On June 26, just before breaking for summer recess, the U.S. Supreme Court forged a dramatic exit by ­issuing a per curiam opinion on the hotly debated “Protecting the Nation from Foreign Terrorist Entry Into the United States,” ­Executive Order No. 13780, 82 Fed. Reg. 13209, more colloquially known as the travel ban. Instead of following the trend of lower circuit courts and leaving in place a temporary restraining order, the Supreme Court struck a compromise that enabled the ban to take effect, with certain carve-outs for persons who can establish a bona fide relationship to a close relative or entity in the United States. While the ban has garnered enormous attention both in and outside the immigration law community, its most controversial attribute—an apparent intent to discriminate against Muslims—may be avoided entirely when the matter is revisited in the Supreme Court on the merits in early October.

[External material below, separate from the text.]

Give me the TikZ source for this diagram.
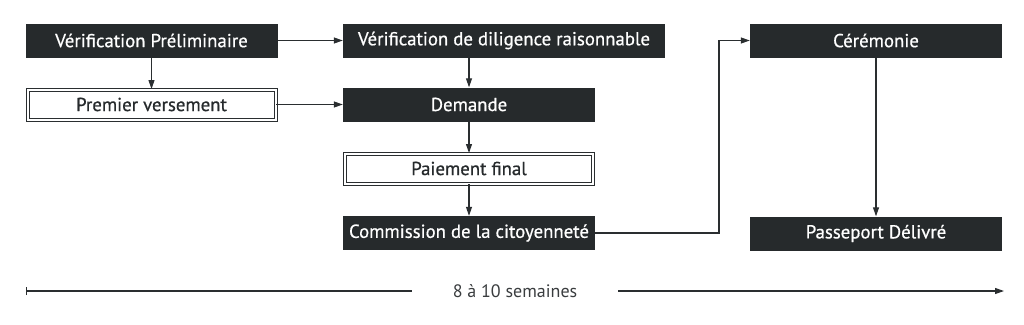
\documentclass[tikz,border=0pt]{standalone}
\usepackage{fontspec}
\setmainfont{PT Sans}
\newfontface\medfont{PT Sans}[FakeBold=0.6]
\usetikzlibrary{arrows.meta}
\definecolor{boxdark}{HTML}{262A2C}
\definecolor{linedark}{HTML}{2A2E30}
\definecolor{tgray}{HTML}{3A3D3F}
\begin{document}
\begin{tikzpicture}[x=1pt,y=-1pt,
  darkbox/.style={fill=boxdark,text=white,minimum width=252pt,minimum height=34pt,inner sep=0pt,font=\medfont\fontsize{18.8}{20}\selectfont},
  dblbox/.style={draw=linedark,line width=1pt,double=white,double distance=2pt,fill=white,text=boxdark,minimum width=248pt,minimum height=30pt,inner sep=0pt,font=\medfont\fontsize{18.8}{20}\selectfont},
  conn/.style={draw=linedark,line width=1.1pt,-{Triangle[length=9pt,width=6pt]}},
]
\useasboundingbox[fill=white] (0,0) rectangle (1024,324);
\node[darkbox] (vp) at (151.5,40.5) {Vérification Préliminaire};
\node[dblbox] (pv) at (151.5,104.5) {Premier versement};
\node[darkbox,minimum width=322pt] (vd) at (504,40.5) {Vérification de diligence raisonnable};
\node[darkbox] (dm) at (469,104.5) {Demande};
\node[dblbox] (pf) at (469,168.5) {Paiement final};
\node[darkbox] (cm) at (469,233) {Commission de la citoyenneté};
\node[darkbox] (ce) at (876,40.5) {Cérémonie};
\node[darkbox] (pp) at (876,233.5) {Passeport Délivré};

\draw[conn] (vp.east) -- (vd.west);
\draw[conn] (vp.south) -- (pv.north);
\draw[conn] (pv.east) -- (dm.west);
\draw[conn] (vd.south -| dm.north) -- (dm.north);
\draw[conn] (dm.south) -- (pf.north);
\draw[conn] (pf.south) -- (cm.north);
\coordinate (bend) at (719,233);
\draw[conn] (cm.east) -- (bend) |- (ce.west);
\draw[conn] (ce.south) -- (pp.north);

\coordinate (t0) at (26,291);
\coordinate (t1) at (1004,291);
\node[text=tgray,inner xsep=41pt,inner ysep=0pt,font=\fontsize{18}{20}\selectfont] (tx) at (515,291) {8 à 10 semaines};
\draw[draw=linedark,line width=1.1pt,{Bar[width=8pt]}-] (t0) -- (tx.west);
\draw[conn] (tx.east) -- (t1);
\end{tikzpicture}
\end{document}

In fact, we are highly unlikely in the foreseeable future, if ever, to have an answer to the nuanced question of whether an administration's anti-Muslim statements, including those made on the presidential campaign trail, come to bear on a court's determination that an executive action is motivated by religious animus. Answering this question would mean redefining the limits of the establishment clause, a claim the U.S. Court of Appeals for the Ninth Circuit briefly acknowledged before swiftly and deliberately goose-stepping it. In refraining from analyzing whether the administration's primary intent in issuing the travel ban was discrimination against Muslims, the Ninth Circuit invoked a trusty mainstay of constitutional jurisprudence known as constitutional avoidance. The canon goes that when given the choice ­between ­issuing an opinion on ­constitutional grounds versus statutory ones, the court should take the path of least ­resistance and rule on the latter, exercising what American Foreign Services Association v. Garfinkel referred to as “judicial 
restraint.”

Constitutional avoidance led the Ninth Circuit away from the establishment clause to a discussion of delegated ­executive power under the Immigration and Nationality Act (INA) and a debate about statutory construction. Congress, through the INA, delegated enormous power to the president to suspend the entry of all aliens or any class of aliens if their entry is found to be detrimental to the United States. But later versions of the INA explicitly preclude discrimination against aliens on the basis of “race, sex, nationality, place of birth or place of residence” in the issuance of immigrant visas, which plaintiffs in this matter argue places clear limits on a president's ability to enforce executive orders against entire nations.